A minor girl in one of the relief camps was raped last week. Two sides fought a pitched battle in Shahpur village. A few youths later fired at a doctor’s car while a youngster was murdered in Valli village.
Additional Director General of Police Mukul Goel said that many cases of communal incidents have been “found to be routine crimes”.
While official vigil has been stepped up to ensure minimal crimes, officials rue that the religious divide in Muzaffarnagar city as well as the sprawling countryside now runs very deep.
While locals blame it on the long-standing antipathy between the Maliks (Jat sub-community) and Muslims, officials say the political leadership is responsible too.
A senior police official said that while most senior police officers in the region during the September riots were transferred or suspended, the IAS and PCS lobby escaped with no punishment.

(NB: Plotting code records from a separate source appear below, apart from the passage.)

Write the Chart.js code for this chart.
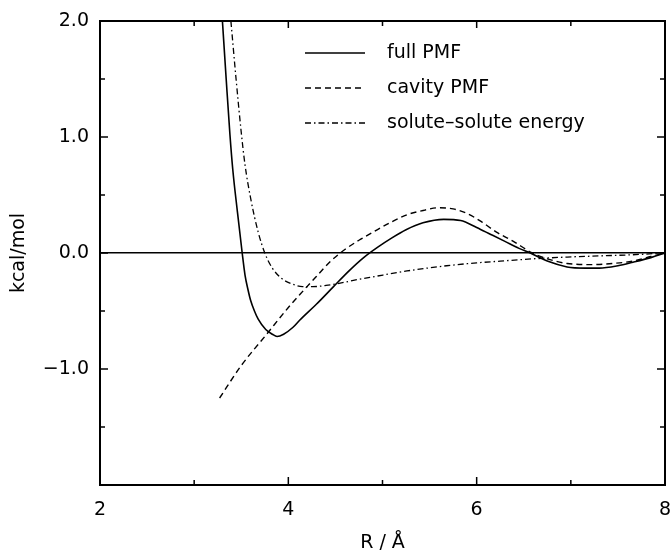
<!DOCTYPE html>
<html>
<head>
<meta charset="utf-8">
<script src="https://cdn.jsdelivr.net/npm/chart.js@4.4.1/dist/chart.umd.min.js"></script>
<style>
  html, body { margin: 0; padding: 0; background: #fff; }
  #wrap { width: 670px; height: 554px; position: relative; }
</style>
</head>
<body>
<div id="wrap"><canvas id="pmfChart"></canvas></div>
<script>
// values (R in Angstrom, energy in kcal/mol)
var fullR = [3.30, 3.34, 3.38, 3.41, 3.46, 3.51, 3.54, 3.57, 3.60, 3.64, 3.68, 3.76, 3.83, 3.88, 3.95, 4.05, 4.12, 4.30, 4.48, 4.65, 4.80, 4.95, 5.10, 5.25, 5.43, 5.65, 5.83, 6.00, 6.15, 6.30, 6.45, 6.57, 6.75, 6.96, 7.15, 7.30, 7.50, 7.66, 7.85, 8.00];
var fullE = [2.00, 1.50, 1.02, 0.72, 0.35, 0.00, -0.19, -0.31, -0.41, -0.50, -0.57, -0.66, -0.70, -0.72, -0.70, -0.64, -0.58, -0.44, -0.29, -0.15, -0.04, 0.05, 0.13, 0.20, 0.26, 0.29, 0.28, 0.22, 0.16, 0.10, 0.04, 0.00, -0.07, -0.12, -0.13, -0.13, -0.11, -0.08, -0.04, 0.00];

var cavR = [3.27, 3.50, 3.77, 4.00, 4.12, 4.30, 4.45, 4.60, 4.75, 4.90, 5.10, 5.26, 5.45, 5.59, 5.75, 5.90, 6.05, 6.21, 6.39, 6.59, 6.75, 6.96, 7.24, 7.45, 7.66, 7.85, 8.00];
var cavE = [-1.25, -0.97, -0.70, -0.47, -0.36, -0.20, -0.07, 0.03, 0.11, 0.18, 0.27, 0.33, 0.37, 0.39, 0.38, 0.34, 0.27, 0.18, 0.10, 0.00, -0.05, -0.09, -0.10, -0.09, -0.07, -0.03, 0.00];

var ssR = [3.39, 3.445, 3.50, 3.54, 3.60, 3.68, 3.75, 3.83, 3.93, 4.05, 4.15, 4.26, 4.40, 4.55, 4.76, 4.90, 5.26, 5.68, 6.00, 6.25, 6.60, 6.96, 7.30, 7.66, 8.00];
var ssE = [2.00, 1.50, 1.04, 0.76, 0.47, 0.18, 0.00, -0.13, -0.22, -0.27, -0.29, -0.29, -0.28, -0.26, -0.225, -0.205, -0.155, -0.11, -0.085, -0.07, -0.05, -0.035, -0.025, -0.015, 0.00];

var seriesNames = ['full PMF', 'cavity PMF', 'solute\u2013solute energy'];
var yLabelValues = [2, 1, 0, -1];
var xLabelValues = [2, 4, 6, 8];

function pairs(xs, ys) {
    return xs.map(function (x, i) { return { x: x, y: ys[i] }; });
}

var FONT = '"DejaVu Sans", sans-serif';

// frame, inward ticks and legend drawn on top
var framePlugin = {
    id: 'frame',
    afterDatasetsDraw: function (chart) {
        var ctx = chart.ctx, a = chart.chartArea;
        var xs = chart.scales.x, ys = chart.scales.y;
        ctx.save();
        ctx.strokeStyle = '#000';
        ctx.lineWidth = 1.5;
        ctx.setLineDash([]);
        ctx.beginPath();
        for (var v = 3; v < 8; v++) {
            var px = xs.getPixelForValue(v);
            var big = (v % 2 === 0);
            ctx.moveTo(px, a.bottom); ctx.lineTo(px, a.bottom - (big ? 8 : 5));
            ctx.moveTo(px, a.top); ctx.lineTo(px, a.top + (big ? 7 : 5));
        }
        for (var w = -1.5; w < 2; w += 0.5) {
            var py = ys.getPixelForValue(w);
            var l = (w % 1 === 0) ? 8 : 5;
            ctx.moveTo(a.left, py); ctx.lineTo(a.left + l, py);
            ctx.moveTo(a.right, py); ctx.lineTo(a.right - l, py);
        }
        ctx.stroke();
        ctx.lineWidth = 2;
        ctx.strokeRect(a.left, a.top, a.right - a.left, a.bottom - a.top);

        // legend
        ctx.font = '19px ' + FONT;
        ctx.textBaseline = 'middle';
        ctx.fillStyle = '#000';
        chart.data.datasets.forEach(function (ds, i) {
            var y = 53 + i * 35;
            ctx.lineWidth = ds.borderWidth;
            ctx.setLineDash(ds.borderDash || []);
            ctx.beginPath();
            ctx.moveTo(305, y); ctx.lineTo(365, y);
            ctx.stroke();
            ctx.fillText(ds.label, 387, y);
        });
        ctx.restore();
    }
};

var ctx = document.getElementById('pmfChart').getContext('2d');
var pmfChart = new Chart(ctx, {
    type: 'line',
    data: {
        datasets: [
            {
                label: seriesNames[0],
                data: pairs(fullR, fullE),
                borderColor: '#000',
                borderWidth: 1.6,
                borderDash: [],
                pointRadius: 0,
                fill: false,
                cubicInterpolationMode: 'monotone'
            },
            {
                label: seriesNames[1],
                data: pairs(cavR, cavE),
                borderColor: '#000',
                borderWidth: 1.4,
                borderDash: [6, 4],
                pointRadius: 0,
                fill: false,
                cubicInterpolationMode: 'monotone'
            },
            {
                label: seriesNames[2],
                data: pairs(ssR, ssE),
                borderColor: '#000',
                borderWidth: 1.3,
                borderDash: [6, 3, 1.5, 3],
                pointRadius: 0,
                fill: false,
                cubicInterpolationMode: 'monotone'
            }
        ]
    },
    options: {
        responsive: true,
        maintainAspectRatio: false,
        animation: false,
        layout: { padding: { top: 21, right: 5, left: 0, bottom: 0 } },
        plugins: {
            legend: { display: false },
            tooltip: { enabled: false }
        },
        scales: {
            x: {
                type: 'linear',
                min: 2,
                max: 8,
                afterFit: function (s) { s.height = 69; s.paddingLeft = 0; s.paddingRight = 0; },
                ticks: {
                    stepSize: 1,
                    padding: 14,
                    color: '#000',
                    font: { size: 19, family: FONT },
                    maxRotation: 0,
                    callback: function (v) { return xLabelValues.indexOf(v) >= 0 ? String(v) : ''; }
                },
                grid: { display: false, drawTicks: false },
                border: { display: false },
                title: {
                    display: true,
                    text: 'R / \u00c5',
                    color: '#000',
                    font: { size: 19, family: FONT },
                    padding: 0
                }
            },
            y: {
                type: 'linear',
                min: -2,
                max: 2,
                afterFit: function (s) { s.width = 100; s.paddingTop = 0; s.paddingBottom = 0; },
                ticks: {
                    stepSize: 0.5,
                    padding: 11,
                    color: '#000',
                    font: { size: 19, family: FONT },
                    callback: function (v) {
                        if (yLabelValues.indexOf(v) < 0) return '';
                        return (v < 0 ? '\u2212' : '') + Math.abs(v).toFixed(1);
                    }
                },
                grid: {
                    drawTicks: false,
                    lineWidth: 1.5,
                    color: function (c) { return c.tick && c.tick.value === 0 ? '#000' : 'rgba(0,0,0,0)'; }
                },
                border: { display: false },
                title: {
                    display: true,
                    text: 'kcal/mol',
                    color: '#000',
                    font: { size: 19, family: FONT },
                    padding: { top: 8, bottom: 0 }
                }
            }
        }
    },
    plugins: [framePlugin]
});
</script>
</body>
</html>
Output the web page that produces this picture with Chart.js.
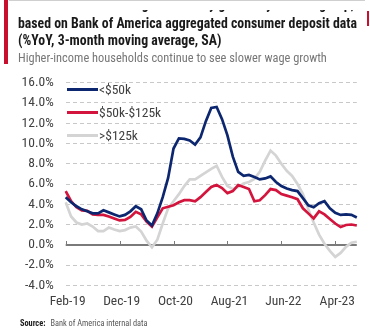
<!DOCTYPE html>
<html><head><meta charset="utf-8">
<script src="https://cdn.jsdelivr.net/npm/chart.js@4/dist/chart.umd.min.js"></script>
<style>
html,body{margin:0;padding:0;background:#fff;}
#wrap{position:relative;width:370px;height:328px;overflow:hidden;background:#fff;font-family:"Roboto Condensed","DejaVu Sans Condensed",sans-serif;}
canvas{position:absolute;left:0;top:0;}
.bar{position:absolute;left:4px;top:0;width:4px;height:64px;background:#c8102e;}
.bar2{position:absolute;left:367px;top:11px;width:2px;height:15px;background:#c8102e;}
.t0{position:absolute;left:18px;top:-4.5px;font-weight:bold;font-size:13.8px;line-height:17px;color:#1a1a1a;white-space:nowrap;}
.cover{position:absolute;left:9px;top:0;width:356px;height:9px;background:#fff;border-top:1px solid #cfcfcf;}
.t1{position:absolute;left:18px;top:14.5px;font-weight:bold;font-size:13.8px;line-height:17px;color:#1a1a1a;white-space:nowrap;}
.sub{position:absolute;left:18px;top:49.5px;font-size:12.4px;color:#777;white-space:nowrap;}
.src{position:absolute;left:20px;top:318px;font-size:8.3px;color:#555;white-space:nowrap;}
.src b{color:#1a1a1a;margin-right:5px;}
.li{position:absolute;left:67px;height:16px;font-size:13.5px;color:#404040;white-space:nowrap;}
.sw{position:absolute;left:0;top:7px;width:31px;height:3px;}
.lt{position:absolute;left:32px;top:0;line-height:16px;}
</style>
</head>
<body>
<div id="wrap">
<canvas id="c" width="370" height="328"></canvas>
<div class="t0">Exhibit 3: After-tax wage and salary growth by income group,</div>
<div class="cover"></div>
<div class="bar"></div>
<div class="bar2"></div>
<div class="t1">based on Bank of America aggregated consumer deposit data<br>(%YoY, 3-month moving average, SA)</div>
<div class="sub">Higher-income households continue to see slower wage growth</div>
<div id="legend"></div>
<div class="src"><b>Source:</b>Bank of America internal data</div>
</div>
<script>
const labels = ["Feb-19","Mar-19","Apr-19","May-19","Jun-19","Jul-19","Aug-19","Sep-19","Oct-19","Nov-19","Dec-19",
"Jan-20","Feb-20","Mar-20","Apr-20","May-20","Jun-20","Jul-20","Aug-20","Sep-20","Oct-20",
"Nov-20","Dec-20","Jan-21","Feb-21","Mar-21","Apr-21","May-21","Jun-21","Jul-21","Aug-21",
"Sep-21","Oct-21","Nov-21","Dec-21","Jan-22","Feb-22","Mar-22","Apr-22","May-22","Jun-22",
"Jul-22","Aug-22","Sep-22","Oct-22","Nov-22","Dec-22","Jan-23","Feb-23","Mar-23","Apr-23",
"May-23","Jun-23","Jul-23","Aug-23"];
const seriesNames = ["<$50k","$50k-$125k",">$125k"];
const under50k = [4.7,4.2,3.8,3.5,3.3,3.1,3.1,3.4,3.2,3.0,2.8,2.95,3.3,3.8,3.5,2.4,1.9,3.1,4.7,6.6,
9.5,10.5,10.45,10.3,9.9,10.6,12.2,13.5,13.6,12.4,10.8,8.7,7.2,6.8,6.9,6.7,6.45,6.55,6.75,6.2,
5.8,5.55,5.4,5.3,4.6,3.9,3.7,4.1,4.3,3.6,3.15,2.95,3.0,2.95,2.7];
const mid50to125k = [5.3,4.3,3.7,3.4,3.35,3.0,2.95,2.95,2.8,2.6,2.4,2.45,2.75,3.25,3.0,2.3,1.8,2.7,3.6,3.75,
3.9,4.2,4.4,4.4,4.3,4.7,5.2,5.7,5.9,5.6,5.1,5.3,5.9,5.7,5.5,4.3,4.4,4.9,5.5,5.4,
5.0,4.85,4.7,4.5,3.6,3.1,2.6,3.3,3.0,2.55,2.1,1.75,1.95,2.0,1.9];
const over125k = [4.2,2.8,2.2,2.0,2.1,1.8,1.35,1.35,1.7,1.5,1.35,1.45,1.7,1.8,1.3,0.4,-0.25,0.5,2.1,3.6,
4.3,5.0,5.8,6.45,6.45,6.8,7.15,7.5,7.8,6.7,5.8,5.5,5.7,6.05,6.2,6.5,7.2,8.3,9.3,8.8,
8.0,7.3,6.8,6.0,5.0,3.5,2.2,1.0,0.1,-0.6,-1.2,-0.8,-0.2,0.2,0.3];
const yTicks = [-4,-2,0,2,4,6,8,10,12,14,16];

const colors = ["#0c2670","#d3143c","#d4d4d4"];
const FONT = '"Roboto Condensed","DejaVu Sans Condensed",sans-serif';

const lg = document.getElementById('legend');
seriesNames.forEach((n,i)=>{
  const d = document.createElement('div'); d.className='li'; d.style.top=(81+i*23)+'px';
  const s = document.createElement('div'); s.className='sw'; s.style.background=colors[i];
  const t = document.createElement('div'); t.className='lt'; t.textContent=n;
  d.appendChild(s); d.appendChild(t); lg.appendChild(d);
});

const zeroAxis = {
  id:'zeroAxis',
  beforeDatasetsDraw(chart){
    const {ctx, chartArea, scales:{x,y}} = chart;
    const y0 = Math.round(y.getPixelForValue(0));
    ctx.save();
    ctx.strokeStyle = '#7a7a7a';
    ctx.lineWidth = 2;
    ctx.beginPath(); ctx.moveTo(chartArea.left, y0); ctx.lineTo(chartArea.right, y0); ctx.stroke();
    ctx.lineWidth = 1;
    labels.forEach((l,i)=>{
      if(i%10===0){
        const px = Math.round(x.getPixelForValue(i))+0.5;
        ctx.beginPath(); ctx.moveTo(px,y0); ctx.lineTo(px,y0-4); ctx.stroke();
      }
    });
    ctx.restore();
  }
};

new Chart(document.getElementById('c'), {
  type:'line',
  data:{
    labels: labels,
    datasets:[
      {label:seriesNames[0], data:under50k, borderColor:colors[0], borderWidth:2.7, pointRadius:0, tension:0},
      {label:seriesNames[1], data:mid50to125k, borderColor:colors[1], borderWidth:2.7, pointRadius:0, tension:0},
      {label:seriesNames[2], data:over125k, borderColor:colors[2], borderWidth:2.7, pointRadius:0, tension:0}
    ]
  },
  options:{
    responsive:false, animation:false, devicePixelRatio:1,
    layout:{padding:{top:82.7, right:13.2, left:0, bottom:0}},
    plugins:{legend:{display:false}, tooltip:{enabled:false}},
    scales:{
      x:{
        type:'category',
        grid:{display:false, drawTicks:false},
        border:{display:false},
        afterFit(s){ s.height = 42.7; },
        ticks:{autoSkip:false, maxRotation:0, minRotation:0, padding:8.3, labelOffset:2, color:'#404040',
          font:{family:FONT, size:13.5},
          callback:(v,i)=> i%10===0 ? labels[i] : ''}
      },
      y:{
        min:-4, max:16,
        afterFit(s){ s.width = 65.7; },
        afterBuildTicks(s){ s.ticks = yTicks.map(v=>({value:v})); },
        grid:{drawTicks:false, lineWidth:1, color:c=> c.tick && c.tick.value===0 ? 'rgba(0,0,0,0)' : '#c8c8c8'},
        border:{display:false, dash:[4,3]},
        ticks:{padding:12, color:'#404040', font:{family:FONT, size:13.5},
          callback:v=> v.toFixed(1)+'%'}
      }
    }
  },
  plugins:[zeroAxis]
});
</script>
</body></html>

Muslims along with Yadav have for long been considered the backbone of the Samajwadi Party.
But with Muslims now angry over the way they were attacked while police looked the other way, there is visible resentment against the Samajwadi Party. Its leaders are accused of interfering in official work at every stage.
Vijay Bahadur Pathak, spokesman of the Bharatiya Janata Party’s state unit, says the Uttar Pradesh government’s failure is more than that of the district administration in Muzaffarnagar, Meerut and Shamli.
“What do you expect from officials when they have to take every single, small step after diktat from Lucknow?” he asked.
With more than 1,800 Muslim families staying put in the 28-odd relief camps set up by the administrations and in Islamic seminaries, officials say the fear of being targeted is still writ large on the locals.
Compounding the problem is the rehabilitation package of the Akhilesh Yadav government which has doled out Rs.90 crore.
While these families are still in the relief camps, more than 5,000 people have reportedly returned to them, lured by the compensation offered by the government.
Several panchayats came under an umbrella and met in Rasoolpur village Thursday and warned the state government of an “aar paar ki ladai” (fight to the finish).
A worried government has since sent senior officials to the area, mandating them to bring the situation under control.
But with general elections only months away, and political parties fishing in troubled waters, many feel that unless there is a political will, Muzaffarnagar and its adjoining regions will keep simmering.